Q4: What must an audit trail capture, and why does the Privacy Act 2020 make it non-optional?
It must capture the inputs the model saw, the recommendation and its confidence, who reviewed it, what they decided (including any override and why), and when. The Privacy Act 2020 lets a person ask what information was used and how a decision affecting them was reached, and holds the agency accountable — with no audit trail the agency cannot answer, which is a failure of accountability.
Q5: In a RACI for an AI decision, which role can the AI never hold, and why?
The AI can never be Accountable. The Accountable role must be a named human, because the model cannot answer to a tribunal, hold a delegation, or be held responsible for harm. The AI is a tool used by the Responsible person; every decision must trace to a named human who owns the outcome.
12 Interview Prep
Real questions asked in NZ QA interviews for AI testing roles. Read the model answers, then practise your own version.

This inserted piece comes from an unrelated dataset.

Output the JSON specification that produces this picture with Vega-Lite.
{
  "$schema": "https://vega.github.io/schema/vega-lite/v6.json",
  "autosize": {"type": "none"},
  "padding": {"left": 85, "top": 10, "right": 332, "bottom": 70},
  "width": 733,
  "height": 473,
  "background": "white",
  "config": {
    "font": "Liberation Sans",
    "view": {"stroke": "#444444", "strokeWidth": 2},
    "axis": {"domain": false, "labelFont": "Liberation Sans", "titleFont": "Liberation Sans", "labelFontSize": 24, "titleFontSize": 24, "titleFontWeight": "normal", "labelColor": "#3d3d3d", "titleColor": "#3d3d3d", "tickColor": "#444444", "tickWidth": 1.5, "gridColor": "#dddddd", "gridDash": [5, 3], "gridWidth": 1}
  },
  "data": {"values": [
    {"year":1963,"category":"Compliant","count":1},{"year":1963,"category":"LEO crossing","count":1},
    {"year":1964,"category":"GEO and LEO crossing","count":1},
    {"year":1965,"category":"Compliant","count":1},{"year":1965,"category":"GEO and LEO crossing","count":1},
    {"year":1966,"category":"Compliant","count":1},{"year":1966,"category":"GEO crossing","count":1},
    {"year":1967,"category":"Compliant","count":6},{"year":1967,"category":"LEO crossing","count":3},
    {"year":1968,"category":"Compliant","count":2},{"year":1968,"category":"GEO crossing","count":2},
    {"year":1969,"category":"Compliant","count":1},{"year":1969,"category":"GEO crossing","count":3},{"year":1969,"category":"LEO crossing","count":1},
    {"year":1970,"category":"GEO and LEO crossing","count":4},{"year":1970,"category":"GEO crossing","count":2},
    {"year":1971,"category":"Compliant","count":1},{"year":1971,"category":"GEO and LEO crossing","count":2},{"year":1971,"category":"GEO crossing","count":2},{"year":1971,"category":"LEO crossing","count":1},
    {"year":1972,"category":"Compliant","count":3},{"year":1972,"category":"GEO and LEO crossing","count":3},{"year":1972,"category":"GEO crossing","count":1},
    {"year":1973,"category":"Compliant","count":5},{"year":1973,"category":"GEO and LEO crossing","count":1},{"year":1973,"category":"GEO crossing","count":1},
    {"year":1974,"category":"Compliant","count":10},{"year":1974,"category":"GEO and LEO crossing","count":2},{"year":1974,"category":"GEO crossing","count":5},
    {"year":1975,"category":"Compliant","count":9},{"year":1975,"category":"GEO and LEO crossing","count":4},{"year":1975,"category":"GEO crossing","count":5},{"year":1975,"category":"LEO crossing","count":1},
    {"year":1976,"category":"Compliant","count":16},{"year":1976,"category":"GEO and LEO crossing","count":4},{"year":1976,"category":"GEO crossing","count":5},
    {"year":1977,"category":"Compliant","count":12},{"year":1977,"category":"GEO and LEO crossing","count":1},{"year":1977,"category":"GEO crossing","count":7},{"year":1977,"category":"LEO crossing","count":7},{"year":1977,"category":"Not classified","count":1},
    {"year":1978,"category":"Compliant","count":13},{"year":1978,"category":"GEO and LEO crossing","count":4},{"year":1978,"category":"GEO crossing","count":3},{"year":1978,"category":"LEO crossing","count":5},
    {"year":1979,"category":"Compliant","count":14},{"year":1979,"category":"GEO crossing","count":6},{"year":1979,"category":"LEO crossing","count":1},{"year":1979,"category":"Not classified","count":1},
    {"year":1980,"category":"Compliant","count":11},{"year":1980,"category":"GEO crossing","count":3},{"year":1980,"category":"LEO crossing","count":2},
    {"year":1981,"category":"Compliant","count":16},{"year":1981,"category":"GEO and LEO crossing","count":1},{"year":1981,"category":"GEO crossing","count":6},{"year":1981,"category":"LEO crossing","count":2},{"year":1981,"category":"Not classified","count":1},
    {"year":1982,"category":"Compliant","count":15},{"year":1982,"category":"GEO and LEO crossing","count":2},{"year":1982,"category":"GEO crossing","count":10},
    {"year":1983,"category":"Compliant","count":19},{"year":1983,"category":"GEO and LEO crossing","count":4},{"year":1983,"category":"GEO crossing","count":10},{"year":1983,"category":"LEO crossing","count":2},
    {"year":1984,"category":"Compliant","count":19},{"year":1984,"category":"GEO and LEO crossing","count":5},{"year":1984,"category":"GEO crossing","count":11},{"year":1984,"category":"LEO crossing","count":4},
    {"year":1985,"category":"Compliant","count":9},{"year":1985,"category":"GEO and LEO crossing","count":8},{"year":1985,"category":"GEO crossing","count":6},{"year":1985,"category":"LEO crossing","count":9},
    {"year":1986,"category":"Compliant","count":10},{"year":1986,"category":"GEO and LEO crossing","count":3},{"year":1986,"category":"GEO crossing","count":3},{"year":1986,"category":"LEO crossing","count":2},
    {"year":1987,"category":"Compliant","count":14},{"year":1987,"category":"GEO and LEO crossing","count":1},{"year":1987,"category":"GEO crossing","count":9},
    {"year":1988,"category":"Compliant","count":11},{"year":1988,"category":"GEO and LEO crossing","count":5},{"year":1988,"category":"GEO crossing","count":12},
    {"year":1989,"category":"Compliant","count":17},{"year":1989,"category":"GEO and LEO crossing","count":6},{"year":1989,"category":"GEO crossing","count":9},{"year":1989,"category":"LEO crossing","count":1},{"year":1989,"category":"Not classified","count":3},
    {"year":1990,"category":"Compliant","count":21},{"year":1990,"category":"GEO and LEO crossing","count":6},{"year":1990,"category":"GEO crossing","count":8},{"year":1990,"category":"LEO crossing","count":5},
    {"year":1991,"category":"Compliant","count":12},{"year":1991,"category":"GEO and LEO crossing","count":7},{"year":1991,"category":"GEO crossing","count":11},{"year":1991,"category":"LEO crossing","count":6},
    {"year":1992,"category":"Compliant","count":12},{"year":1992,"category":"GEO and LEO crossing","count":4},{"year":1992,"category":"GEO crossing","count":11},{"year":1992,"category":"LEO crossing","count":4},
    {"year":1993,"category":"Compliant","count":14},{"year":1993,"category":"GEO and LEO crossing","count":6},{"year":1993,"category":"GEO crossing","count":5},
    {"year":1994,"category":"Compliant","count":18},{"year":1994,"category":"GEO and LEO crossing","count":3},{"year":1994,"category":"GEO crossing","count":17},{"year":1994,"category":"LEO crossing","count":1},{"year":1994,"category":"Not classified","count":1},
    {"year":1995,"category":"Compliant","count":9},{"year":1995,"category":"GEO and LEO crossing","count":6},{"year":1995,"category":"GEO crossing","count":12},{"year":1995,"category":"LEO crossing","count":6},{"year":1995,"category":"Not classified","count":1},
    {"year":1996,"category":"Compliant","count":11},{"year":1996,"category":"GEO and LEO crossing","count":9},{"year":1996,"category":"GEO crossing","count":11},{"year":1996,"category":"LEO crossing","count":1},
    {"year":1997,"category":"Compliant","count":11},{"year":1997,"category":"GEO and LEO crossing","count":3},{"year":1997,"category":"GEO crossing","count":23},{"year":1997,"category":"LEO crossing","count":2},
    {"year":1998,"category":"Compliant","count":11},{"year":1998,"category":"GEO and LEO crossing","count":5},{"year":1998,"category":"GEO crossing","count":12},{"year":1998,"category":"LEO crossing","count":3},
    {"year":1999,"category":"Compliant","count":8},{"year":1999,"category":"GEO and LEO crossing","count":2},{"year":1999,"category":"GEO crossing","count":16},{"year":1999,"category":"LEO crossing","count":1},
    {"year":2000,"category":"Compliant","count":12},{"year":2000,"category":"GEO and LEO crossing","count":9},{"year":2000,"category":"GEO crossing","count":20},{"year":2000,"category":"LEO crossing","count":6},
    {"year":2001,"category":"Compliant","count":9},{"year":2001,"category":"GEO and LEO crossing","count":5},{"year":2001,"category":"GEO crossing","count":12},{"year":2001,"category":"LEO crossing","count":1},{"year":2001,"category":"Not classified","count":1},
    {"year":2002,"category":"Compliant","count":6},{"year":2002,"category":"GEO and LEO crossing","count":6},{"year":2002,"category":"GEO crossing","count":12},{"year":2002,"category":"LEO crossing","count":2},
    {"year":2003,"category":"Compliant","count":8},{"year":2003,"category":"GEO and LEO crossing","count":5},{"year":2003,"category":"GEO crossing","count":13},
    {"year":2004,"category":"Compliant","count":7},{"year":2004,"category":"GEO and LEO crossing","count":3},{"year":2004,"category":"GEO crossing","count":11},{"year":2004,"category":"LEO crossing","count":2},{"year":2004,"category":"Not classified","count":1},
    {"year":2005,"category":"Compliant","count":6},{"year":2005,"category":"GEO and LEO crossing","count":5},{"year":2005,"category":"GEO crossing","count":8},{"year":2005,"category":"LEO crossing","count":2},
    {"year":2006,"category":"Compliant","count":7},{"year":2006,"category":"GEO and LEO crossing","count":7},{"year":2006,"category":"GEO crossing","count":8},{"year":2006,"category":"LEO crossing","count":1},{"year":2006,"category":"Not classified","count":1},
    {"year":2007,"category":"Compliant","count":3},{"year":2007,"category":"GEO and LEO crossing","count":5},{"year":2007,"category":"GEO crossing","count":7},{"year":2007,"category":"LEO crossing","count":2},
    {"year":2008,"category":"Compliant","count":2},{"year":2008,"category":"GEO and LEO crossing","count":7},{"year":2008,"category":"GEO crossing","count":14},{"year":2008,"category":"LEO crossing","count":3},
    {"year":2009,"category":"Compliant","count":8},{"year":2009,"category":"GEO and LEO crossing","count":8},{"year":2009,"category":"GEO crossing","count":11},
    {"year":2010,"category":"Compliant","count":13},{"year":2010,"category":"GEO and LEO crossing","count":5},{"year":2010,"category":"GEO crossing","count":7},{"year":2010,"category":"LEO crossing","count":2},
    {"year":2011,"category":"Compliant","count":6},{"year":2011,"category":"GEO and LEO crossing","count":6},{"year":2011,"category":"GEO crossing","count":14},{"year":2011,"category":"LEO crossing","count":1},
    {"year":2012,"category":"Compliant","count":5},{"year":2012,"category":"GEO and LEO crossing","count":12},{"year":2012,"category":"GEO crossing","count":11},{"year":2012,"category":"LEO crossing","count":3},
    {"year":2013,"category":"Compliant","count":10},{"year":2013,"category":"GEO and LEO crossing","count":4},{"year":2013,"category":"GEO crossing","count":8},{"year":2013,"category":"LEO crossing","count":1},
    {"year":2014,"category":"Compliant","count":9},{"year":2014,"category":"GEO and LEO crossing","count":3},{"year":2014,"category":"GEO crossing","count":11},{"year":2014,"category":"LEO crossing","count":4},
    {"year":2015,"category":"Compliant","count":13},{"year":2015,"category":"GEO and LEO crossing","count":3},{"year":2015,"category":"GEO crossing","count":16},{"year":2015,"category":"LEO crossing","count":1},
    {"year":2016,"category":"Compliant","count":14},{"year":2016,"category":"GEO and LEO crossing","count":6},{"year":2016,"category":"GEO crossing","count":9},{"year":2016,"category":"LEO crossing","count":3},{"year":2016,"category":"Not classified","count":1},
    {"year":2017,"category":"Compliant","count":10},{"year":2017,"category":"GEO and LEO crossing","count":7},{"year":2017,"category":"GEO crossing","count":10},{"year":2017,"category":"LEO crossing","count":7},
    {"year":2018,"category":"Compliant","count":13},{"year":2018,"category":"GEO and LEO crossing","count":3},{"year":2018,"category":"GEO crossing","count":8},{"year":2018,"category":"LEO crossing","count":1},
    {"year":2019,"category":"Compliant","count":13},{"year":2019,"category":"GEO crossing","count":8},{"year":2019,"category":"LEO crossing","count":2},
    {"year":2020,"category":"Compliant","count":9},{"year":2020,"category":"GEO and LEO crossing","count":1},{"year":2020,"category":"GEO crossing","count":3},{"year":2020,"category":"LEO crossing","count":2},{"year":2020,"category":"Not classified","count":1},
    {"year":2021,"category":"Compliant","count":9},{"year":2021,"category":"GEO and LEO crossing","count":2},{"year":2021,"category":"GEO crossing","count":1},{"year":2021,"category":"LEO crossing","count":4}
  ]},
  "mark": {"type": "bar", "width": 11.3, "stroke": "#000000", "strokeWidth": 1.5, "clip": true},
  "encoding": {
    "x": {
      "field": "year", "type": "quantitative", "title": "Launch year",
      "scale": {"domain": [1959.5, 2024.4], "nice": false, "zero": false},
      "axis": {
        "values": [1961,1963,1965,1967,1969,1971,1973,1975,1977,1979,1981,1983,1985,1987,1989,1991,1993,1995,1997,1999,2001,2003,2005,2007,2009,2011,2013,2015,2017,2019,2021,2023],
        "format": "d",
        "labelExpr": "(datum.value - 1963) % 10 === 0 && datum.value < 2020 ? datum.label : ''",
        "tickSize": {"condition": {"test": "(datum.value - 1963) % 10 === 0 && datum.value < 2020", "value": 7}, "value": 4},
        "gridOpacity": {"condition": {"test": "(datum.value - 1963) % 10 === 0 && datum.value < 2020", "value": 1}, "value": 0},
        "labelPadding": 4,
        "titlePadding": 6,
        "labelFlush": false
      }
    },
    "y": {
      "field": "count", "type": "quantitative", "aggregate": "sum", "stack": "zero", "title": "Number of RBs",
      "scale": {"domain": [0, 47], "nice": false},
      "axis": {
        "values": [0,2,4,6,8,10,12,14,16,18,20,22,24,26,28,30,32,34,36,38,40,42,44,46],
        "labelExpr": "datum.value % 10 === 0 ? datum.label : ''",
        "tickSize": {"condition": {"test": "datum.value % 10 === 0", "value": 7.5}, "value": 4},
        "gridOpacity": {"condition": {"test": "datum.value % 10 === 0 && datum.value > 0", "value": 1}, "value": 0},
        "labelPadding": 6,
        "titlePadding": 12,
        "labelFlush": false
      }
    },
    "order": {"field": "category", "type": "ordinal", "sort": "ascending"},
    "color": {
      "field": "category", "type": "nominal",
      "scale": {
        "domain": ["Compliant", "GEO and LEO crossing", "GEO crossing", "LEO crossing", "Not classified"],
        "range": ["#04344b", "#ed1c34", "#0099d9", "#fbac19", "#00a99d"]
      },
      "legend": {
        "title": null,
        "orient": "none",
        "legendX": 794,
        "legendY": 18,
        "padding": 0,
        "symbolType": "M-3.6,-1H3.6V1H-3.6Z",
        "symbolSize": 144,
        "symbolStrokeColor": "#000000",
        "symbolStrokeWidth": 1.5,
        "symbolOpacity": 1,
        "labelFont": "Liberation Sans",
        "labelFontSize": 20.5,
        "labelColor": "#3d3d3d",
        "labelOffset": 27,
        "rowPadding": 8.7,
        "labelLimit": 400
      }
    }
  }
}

“A team says their system is human-in-the-loop because a person approves every case. How do you test that claim?”
I’d test whether the human is actually accountable or just present. Three checks: can the reviewer see the basis for the recommendation — the inputs, the confidence, the reasoning — or are they approving blind? Are the high-consequence and low-confidence cases routed to them by design, or does everything go to the same one-click screen? And is there an audit trail recording who decided what and why, including overrides? If the reviewer can’t see the evidence, nothing is escalated by risk, and nothing is recorded, then “a person approves every case” describes a rubber stamp, not human-in-the-loop.

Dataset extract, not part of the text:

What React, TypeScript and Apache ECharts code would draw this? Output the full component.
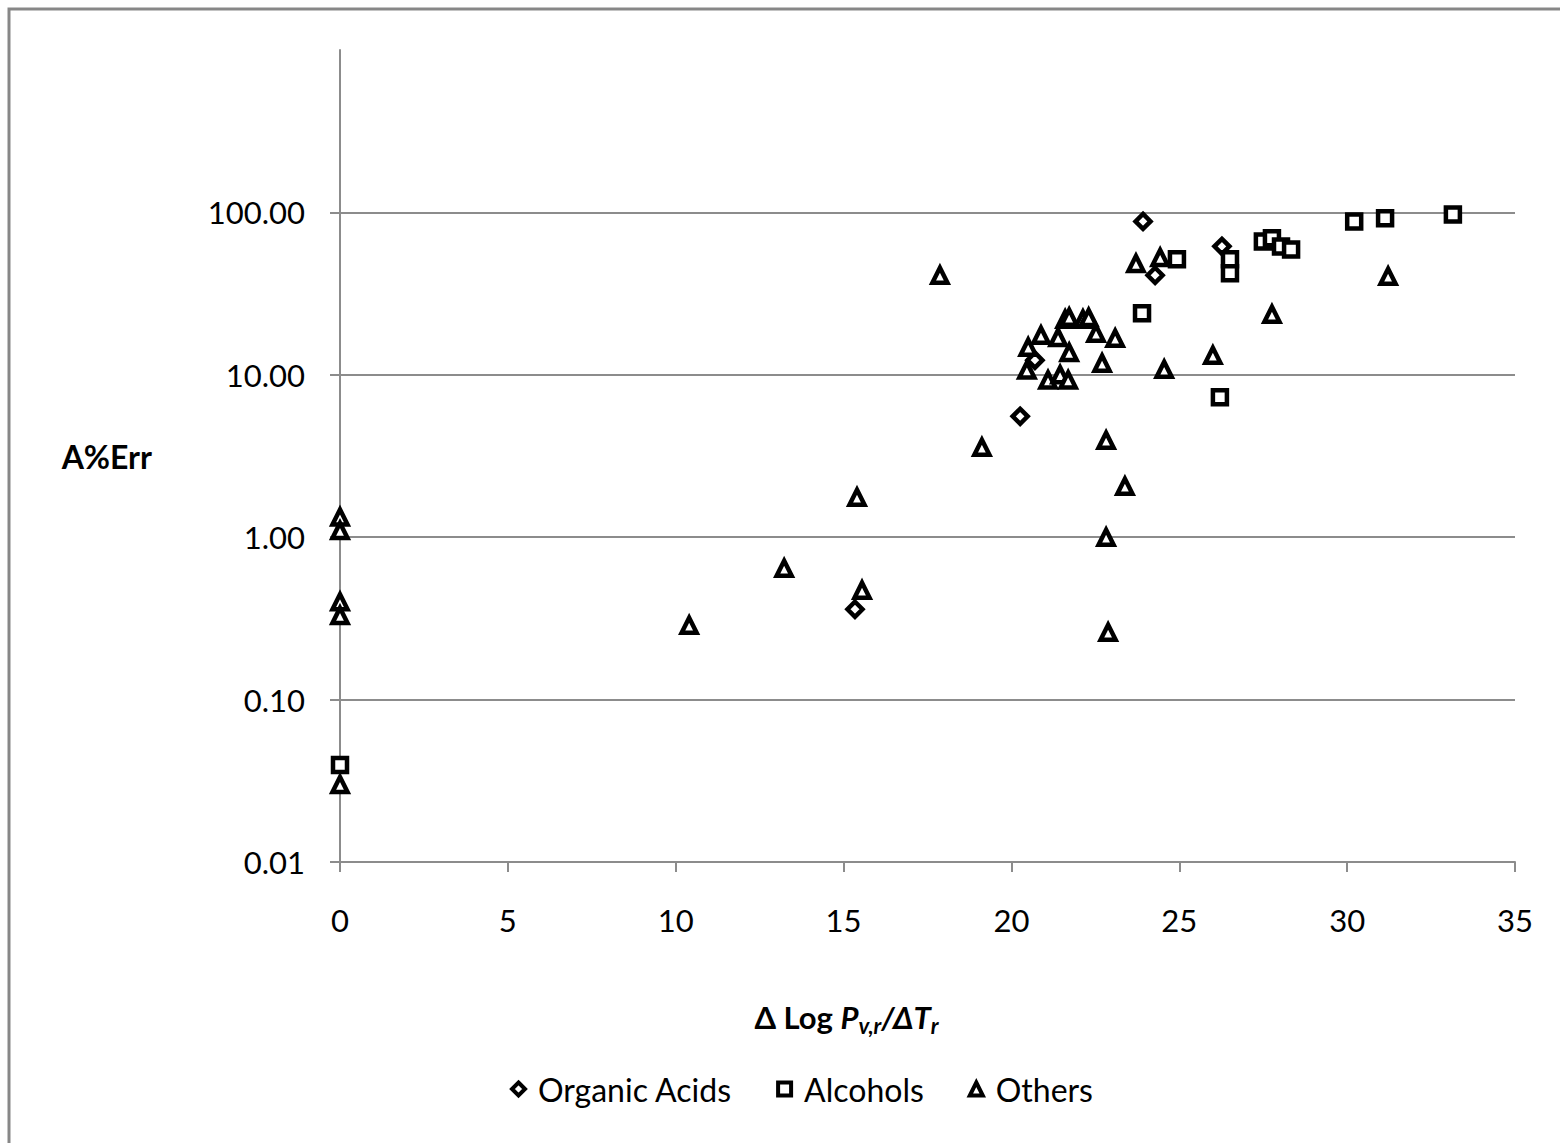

“How would you set and test an escalation threshold for an AI that makes decisions about people?”
I’d start from consequence, not confidence. Any decision that materially affects a person’s rights, money, or status goes to mandatory human approval regardless of how confident the model is — because confidence is not correctness, and the worst case is a confident, wrong decision. Below that, I’d escalate on low confidence, unusual cases, and tripped guardrails, tuned so the genuinely uncertain cases reach a human without swamping reviewers into rubber-stamping. To test it, I’d feed a high-confidence wrong case through and confirm it still escalates and can’t be auto-actioned — if it slips through, the threshold is protecting no one.
“An applicant complains and the agency can’t explain how the AI-assisted decision was made. What went wrong, and what’s your role?”
They have no audit trail, which under the Privacy Act 2020 is a failure of accountability — an affected person can ask what information was used and how the decision was reached, and the agency must be able to answer. My role as a tester is to catch that before go-live: confirm every AI-assisted decision records the inputs seen, the recommendation and confidence, the reviewer, the decision, any override and its reason, and a timestamp; and confirm the RACI names a real accountable human, not “the system”. The test I always run is “when this decision is wrong and someone is harmed, whose name is on it?” If the answer is the model’s or nobody’s, the governance has already failed.